____ Records for the exercise

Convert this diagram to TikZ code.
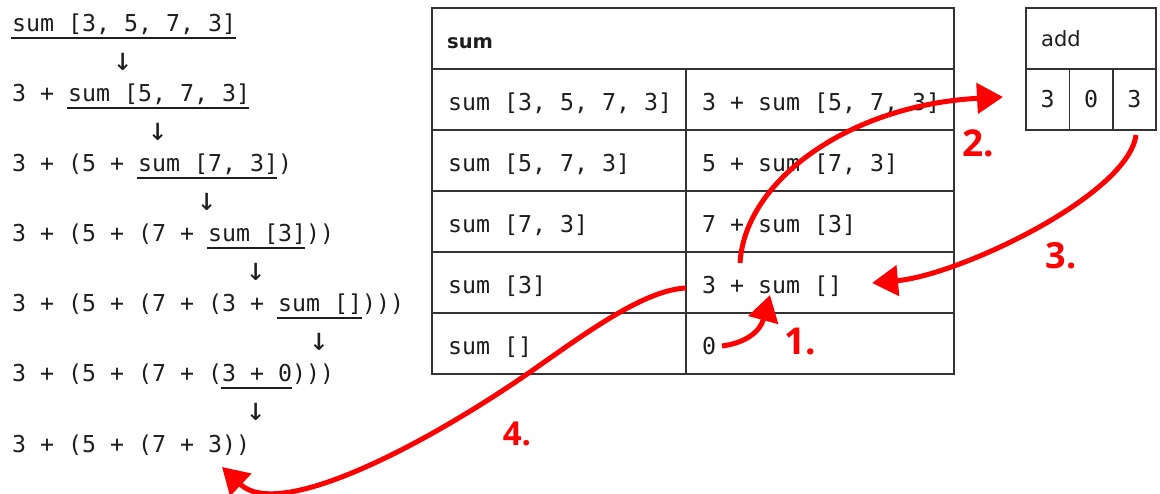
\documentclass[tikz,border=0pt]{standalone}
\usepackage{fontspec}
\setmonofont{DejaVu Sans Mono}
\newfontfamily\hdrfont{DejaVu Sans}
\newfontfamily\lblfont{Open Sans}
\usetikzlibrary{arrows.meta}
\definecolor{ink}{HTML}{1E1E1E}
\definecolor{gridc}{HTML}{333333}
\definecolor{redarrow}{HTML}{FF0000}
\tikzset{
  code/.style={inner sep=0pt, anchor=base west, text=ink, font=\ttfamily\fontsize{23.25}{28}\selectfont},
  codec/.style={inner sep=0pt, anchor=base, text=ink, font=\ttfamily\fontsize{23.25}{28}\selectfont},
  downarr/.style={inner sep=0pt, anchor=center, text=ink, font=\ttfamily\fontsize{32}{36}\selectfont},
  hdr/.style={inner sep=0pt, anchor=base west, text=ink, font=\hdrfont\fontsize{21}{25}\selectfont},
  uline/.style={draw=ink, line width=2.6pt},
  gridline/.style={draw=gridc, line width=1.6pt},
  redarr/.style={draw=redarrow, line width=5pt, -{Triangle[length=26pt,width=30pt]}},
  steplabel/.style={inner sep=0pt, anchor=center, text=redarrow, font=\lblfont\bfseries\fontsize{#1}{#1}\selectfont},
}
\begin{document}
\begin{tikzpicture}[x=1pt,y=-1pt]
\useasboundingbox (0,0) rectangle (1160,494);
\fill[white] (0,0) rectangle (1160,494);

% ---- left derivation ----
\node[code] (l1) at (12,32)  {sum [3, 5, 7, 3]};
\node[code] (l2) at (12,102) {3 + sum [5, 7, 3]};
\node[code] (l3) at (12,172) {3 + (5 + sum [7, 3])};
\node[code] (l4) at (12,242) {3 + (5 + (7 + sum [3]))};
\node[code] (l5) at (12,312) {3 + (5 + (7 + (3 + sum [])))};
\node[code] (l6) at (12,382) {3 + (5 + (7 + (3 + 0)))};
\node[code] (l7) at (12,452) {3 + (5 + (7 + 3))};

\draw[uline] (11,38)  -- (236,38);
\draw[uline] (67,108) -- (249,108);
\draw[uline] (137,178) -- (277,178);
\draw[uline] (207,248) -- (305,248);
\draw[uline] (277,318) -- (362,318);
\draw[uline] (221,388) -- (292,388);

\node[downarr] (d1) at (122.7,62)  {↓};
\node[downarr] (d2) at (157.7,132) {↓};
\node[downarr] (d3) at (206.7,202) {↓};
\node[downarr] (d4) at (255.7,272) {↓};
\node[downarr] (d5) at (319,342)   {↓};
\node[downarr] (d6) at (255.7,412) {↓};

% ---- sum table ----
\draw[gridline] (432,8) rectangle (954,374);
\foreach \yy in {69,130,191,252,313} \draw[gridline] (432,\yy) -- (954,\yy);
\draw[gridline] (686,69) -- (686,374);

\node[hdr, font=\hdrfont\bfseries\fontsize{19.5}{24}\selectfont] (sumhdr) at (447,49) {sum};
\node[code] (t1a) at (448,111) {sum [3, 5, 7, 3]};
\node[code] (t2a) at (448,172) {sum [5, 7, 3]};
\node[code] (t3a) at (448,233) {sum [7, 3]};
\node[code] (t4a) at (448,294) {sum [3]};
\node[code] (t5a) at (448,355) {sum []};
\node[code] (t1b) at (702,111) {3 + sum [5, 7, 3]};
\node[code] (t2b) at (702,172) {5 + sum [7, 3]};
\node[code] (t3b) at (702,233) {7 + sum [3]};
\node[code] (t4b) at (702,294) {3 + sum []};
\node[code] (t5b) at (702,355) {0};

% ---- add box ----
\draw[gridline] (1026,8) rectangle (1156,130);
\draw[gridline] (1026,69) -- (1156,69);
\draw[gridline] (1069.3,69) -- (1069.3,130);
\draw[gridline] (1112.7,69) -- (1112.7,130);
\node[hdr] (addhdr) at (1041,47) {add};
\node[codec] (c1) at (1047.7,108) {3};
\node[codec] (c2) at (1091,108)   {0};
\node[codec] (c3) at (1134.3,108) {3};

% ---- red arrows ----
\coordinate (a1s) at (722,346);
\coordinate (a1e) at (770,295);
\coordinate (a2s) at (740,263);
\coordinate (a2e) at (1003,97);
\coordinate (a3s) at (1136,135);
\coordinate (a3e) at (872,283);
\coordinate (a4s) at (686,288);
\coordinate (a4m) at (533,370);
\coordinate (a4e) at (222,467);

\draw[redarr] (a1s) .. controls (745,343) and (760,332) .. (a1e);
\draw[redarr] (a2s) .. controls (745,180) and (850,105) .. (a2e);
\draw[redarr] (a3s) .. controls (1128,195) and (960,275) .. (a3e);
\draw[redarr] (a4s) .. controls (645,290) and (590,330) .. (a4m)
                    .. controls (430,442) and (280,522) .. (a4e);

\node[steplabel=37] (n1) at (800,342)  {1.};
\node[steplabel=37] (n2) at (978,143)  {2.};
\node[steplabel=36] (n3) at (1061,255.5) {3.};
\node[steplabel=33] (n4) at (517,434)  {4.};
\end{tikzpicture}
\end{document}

________
____ Records for the exercise

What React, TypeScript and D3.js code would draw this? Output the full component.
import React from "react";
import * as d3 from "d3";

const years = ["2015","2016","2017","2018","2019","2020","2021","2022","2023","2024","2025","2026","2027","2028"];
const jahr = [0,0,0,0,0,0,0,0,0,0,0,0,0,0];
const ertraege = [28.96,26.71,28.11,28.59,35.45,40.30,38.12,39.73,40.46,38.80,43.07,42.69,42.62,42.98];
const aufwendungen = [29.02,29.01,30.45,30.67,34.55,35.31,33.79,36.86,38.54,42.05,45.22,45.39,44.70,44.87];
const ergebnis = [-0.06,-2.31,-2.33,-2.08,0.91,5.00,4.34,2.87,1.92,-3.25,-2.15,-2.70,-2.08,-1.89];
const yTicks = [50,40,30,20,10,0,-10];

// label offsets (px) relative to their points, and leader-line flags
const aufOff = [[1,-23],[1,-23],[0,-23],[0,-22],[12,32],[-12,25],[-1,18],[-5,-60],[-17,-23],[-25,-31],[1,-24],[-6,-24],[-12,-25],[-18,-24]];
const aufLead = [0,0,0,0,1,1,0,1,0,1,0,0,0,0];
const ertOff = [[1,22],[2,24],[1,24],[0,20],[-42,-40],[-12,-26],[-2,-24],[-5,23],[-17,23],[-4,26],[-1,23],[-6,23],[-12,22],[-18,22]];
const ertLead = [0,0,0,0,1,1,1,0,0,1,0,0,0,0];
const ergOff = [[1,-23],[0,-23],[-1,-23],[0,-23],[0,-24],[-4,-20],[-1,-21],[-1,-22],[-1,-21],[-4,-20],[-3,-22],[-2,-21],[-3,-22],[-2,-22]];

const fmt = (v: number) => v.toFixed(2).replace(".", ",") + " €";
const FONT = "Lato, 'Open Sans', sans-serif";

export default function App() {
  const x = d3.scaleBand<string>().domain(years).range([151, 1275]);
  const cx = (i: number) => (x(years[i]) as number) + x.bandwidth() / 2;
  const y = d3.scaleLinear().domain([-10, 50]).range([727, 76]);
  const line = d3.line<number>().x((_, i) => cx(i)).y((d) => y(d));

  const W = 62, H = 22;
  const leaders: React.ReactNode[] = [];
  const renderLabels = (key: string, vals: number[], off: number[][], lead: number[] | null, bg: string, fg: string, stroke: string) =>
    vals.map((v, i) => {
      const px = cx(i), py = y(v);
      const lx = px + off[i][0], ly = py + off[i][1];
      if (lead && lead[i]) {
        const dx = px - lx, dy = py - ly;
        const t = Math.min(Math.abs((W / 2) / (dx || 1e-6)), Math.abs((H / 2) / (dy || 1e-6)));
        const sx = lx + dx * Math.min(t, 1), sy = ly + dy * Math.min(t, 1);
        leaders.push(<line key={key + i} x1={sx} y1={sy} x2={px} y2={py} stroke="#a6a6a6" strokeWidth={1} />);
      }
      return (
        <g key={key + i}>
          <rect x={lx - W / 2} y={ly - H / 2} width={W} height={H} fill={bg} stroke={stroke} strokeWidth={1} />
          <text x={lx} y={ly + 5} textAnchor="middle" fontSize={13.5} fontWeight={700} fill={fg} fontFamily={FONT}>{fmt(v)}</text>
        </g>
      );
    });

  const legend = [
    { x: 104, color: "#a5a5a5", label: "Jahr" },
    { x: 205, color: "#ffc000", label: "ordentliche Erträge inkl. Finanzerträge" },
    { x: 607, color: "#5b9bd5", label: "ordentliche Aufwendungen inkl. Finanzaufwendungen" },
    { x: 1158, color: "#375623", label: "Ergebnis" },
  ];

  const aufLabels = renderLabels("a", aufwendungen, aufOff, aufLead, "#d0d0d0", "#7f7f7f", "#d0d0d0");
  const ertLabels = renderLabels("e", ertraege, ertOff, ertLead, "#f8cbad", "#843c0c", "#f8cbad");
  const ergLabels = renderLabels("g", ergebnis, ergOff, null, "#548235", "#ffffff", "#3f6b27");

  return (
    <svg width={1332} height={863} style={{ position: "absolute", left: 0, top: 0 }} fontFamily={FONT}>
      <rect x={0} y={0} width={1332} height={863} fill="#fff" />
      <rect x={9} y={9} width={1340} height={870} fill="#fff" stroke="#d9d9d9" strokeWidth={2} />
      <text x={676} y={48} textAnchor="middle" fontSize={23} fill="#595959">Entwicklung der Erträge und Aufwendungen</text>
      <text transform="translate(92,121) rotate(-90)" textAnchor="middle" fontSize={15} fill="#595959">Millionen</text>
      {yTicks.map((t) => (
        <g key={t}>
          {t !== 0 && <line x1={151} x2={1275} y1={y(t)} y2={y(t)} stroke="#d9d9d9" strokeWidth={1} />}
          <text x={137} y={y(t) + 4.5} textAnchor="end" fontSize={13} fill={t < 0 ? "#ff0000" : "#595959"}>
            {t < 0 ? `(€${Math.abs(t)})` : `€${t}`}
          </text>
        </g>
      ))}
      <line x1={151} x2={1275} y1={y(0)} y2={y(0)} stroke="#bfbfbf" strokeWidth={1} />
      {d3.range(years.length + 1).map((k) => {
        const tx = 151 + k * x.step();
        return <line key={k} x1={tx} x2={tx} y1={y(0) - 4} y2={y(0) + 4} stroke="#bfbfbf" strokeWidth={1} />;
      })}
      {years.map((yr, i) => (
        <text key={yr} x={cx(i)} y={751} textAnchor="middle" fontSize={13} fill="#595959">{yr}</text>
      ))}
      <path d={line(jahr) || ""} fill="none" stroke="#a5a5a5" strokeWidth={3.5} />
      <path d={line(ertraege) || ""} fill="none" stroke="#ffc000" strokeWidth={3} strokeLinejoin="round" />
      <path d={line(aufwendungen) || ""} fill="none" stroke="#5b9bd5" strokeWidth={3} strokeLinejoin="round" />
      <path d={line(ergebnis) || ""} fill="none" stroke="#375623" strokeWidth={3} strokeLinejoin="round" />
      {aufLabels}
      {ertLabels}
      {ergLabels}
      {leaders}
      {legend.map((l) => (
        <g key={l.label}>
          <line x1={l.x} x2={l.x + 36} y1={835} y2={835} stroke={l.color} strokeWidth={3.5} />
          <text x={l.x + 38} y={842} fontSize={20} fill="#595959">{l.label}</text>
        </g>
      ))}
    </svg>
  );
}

________

→ **Task to carry out**
Both the line with "What React, TypeScript" and the line with "import * as" belong in the answer; write them out exactly, with every line between.

→ **Solution to this exercise**
What React, TypeScript and D3.js code would draw this? Output the full component.
import React from "react";
import * as d3 from "d3";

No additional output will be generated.